Second, it's clear from thecurrent disparity of funding that mass transit needs it own support system, with a committee and funding stream more friendly to it - the Energy and Commerce Committee might be a good bet. (To give an example, of the House Appropriations Subcommittee on Transportation and HUD's Democrats, none come from the Northeast where mass transit predominates). In terms of funding, I would say that the Federal Transit system should probably be funded through two $10 billion funds, a Capital Fund to fund comprehensive expansions and modernizations of mass transit systems, and a Green Fund, to fund maintenance and operating costs tied to a formula that increases the Federal contribution in line with increasing proportions of ridership. Moreover, I would make both funds contingent on keeping fares down, and establish a smaller program to expand existing subsidized transit fares for the elderly, school-aged children, and the working poor, as well as more generous discounts for commuters.

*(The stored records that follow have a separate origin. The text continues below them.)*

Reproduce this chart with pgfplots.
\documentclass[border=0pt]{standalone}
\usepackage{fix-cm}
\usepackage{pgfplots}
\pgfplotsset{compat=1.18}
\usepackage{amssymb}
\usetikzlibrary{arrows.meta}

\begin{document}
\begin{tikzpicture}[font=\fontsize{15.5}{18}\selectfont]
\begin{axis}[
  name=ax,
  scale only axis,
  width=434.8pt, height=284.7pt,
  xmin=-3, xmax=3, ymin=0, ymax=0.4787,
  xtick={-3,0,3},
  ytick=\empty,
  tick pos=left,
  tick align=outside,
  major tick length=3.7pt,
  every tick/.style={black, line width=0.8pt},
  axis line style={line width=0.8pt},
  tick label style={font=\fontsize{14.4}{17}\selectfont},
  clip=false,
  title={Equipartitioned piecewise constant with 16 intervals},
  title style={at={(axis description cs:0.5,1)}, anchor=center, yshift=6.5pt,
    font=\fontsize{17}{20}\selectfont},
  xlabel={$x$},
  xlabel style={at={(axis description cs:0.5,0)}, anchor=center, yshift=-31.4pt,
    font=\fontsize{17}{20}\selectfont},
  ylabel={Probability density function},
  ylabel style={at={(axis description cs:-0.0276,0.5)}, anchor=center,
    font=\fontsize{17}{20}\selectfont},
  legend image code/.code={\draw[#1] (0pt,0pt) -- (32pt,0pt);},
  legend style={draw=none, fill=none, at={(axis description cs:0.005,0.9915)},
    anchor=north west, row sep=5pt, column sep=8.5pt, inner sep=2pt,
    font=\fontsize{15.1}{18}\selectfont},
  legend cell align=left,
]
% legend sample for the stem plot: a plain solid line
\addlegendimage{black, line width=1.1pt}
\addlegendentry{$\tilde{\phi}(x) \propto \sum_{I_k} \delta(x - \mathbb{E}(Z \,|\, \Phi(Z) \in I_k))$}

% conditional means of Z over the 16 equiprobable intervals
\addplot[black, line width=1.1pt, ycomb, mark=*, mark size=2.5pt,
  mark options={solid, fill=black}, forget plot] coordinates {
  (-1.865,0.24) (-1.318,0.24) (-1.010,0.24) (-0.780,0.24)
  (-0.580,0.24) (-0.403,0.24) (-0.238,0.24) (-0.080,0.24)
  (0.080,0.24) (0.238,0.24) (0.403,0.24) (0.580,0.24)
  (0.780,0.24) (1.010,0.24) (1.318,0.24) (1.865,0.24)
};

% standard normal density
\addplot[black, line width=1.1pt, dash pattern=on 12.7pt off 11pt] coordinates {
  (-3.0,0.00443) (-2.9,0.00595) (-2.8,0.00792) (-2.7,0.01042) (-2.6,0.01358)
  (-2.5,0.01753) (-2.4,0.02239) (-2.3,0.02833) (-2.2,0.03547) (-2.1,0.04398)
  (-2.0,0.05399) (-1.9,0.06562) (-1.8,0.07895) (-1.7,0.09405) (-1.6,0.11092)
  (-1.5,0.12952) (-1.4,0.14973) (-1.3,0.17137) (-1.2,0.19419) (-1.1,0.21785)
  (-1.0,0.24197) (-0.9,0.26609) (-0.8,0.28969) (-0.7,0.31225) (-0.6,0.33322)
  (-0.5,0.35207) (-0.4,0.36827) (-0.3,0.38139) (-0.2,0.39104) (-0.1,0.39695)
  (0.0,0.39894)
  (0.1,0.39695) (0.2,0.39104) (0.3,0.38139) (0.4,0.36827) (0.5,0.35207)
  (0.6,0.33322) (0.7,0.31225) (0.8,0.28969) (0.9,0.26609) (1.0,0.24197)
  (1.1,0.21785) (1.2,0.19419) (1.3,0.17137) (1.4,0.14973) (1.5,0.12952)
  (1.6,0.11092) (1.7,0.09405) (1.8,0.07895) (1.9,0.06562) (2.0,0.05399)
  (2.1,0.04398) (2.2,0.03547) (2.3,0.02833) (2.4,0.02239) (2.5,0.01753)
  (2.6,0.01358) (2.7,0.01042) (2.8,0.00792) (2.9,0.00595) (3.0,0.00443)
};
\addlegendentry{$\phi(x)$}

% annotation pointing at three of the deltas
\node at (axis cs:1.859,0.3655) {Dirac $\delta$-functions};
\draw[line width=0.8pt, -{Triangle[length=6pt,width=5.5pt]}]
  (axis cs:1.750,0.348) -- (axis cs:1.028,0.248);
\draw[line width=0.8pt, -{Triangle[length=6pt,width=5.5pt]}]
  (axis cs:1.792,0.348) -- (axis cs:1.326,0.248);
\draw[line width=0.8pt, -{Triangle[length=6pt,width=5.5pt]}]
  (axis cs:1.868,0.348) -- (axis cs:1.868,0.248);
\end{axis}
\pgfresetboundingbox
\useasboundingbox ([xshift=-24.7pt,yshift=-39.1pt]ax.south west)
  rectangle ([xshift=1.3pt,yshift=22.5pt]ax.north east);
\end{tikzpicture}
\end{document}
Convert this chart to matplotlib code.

The ultimate goal of this program, as the map above should indicate, is to expand mass transit usage in major cities whose mass transit systems, in many cases, have not been substantially expanded or modernized in some time, or where mass transit networks simply don't cover enough ground to truly make them the natural mode of transportation. As this report notes, only in New York City does a majority of workers use public transportation to commute to work. Simply put, there's not much of either a policy justification or a political coalition for mass transit unless we use Federal policy to at least shift people's behavior over in the direction of mass transit - Chicago and Philadelphia are at 27%, so a judicious combination of improvement of services and routes and a lowering of fees shouldn't make it too hard to push that over the 50% mark; L.A would naturally be a huge prize. But beyond the top 10, we need to push to make sure that, at the very least, mass transit is the majority option in metropolitan America. Then and only then would we have a foundational constituency to begin building alliances to suburban commuters with.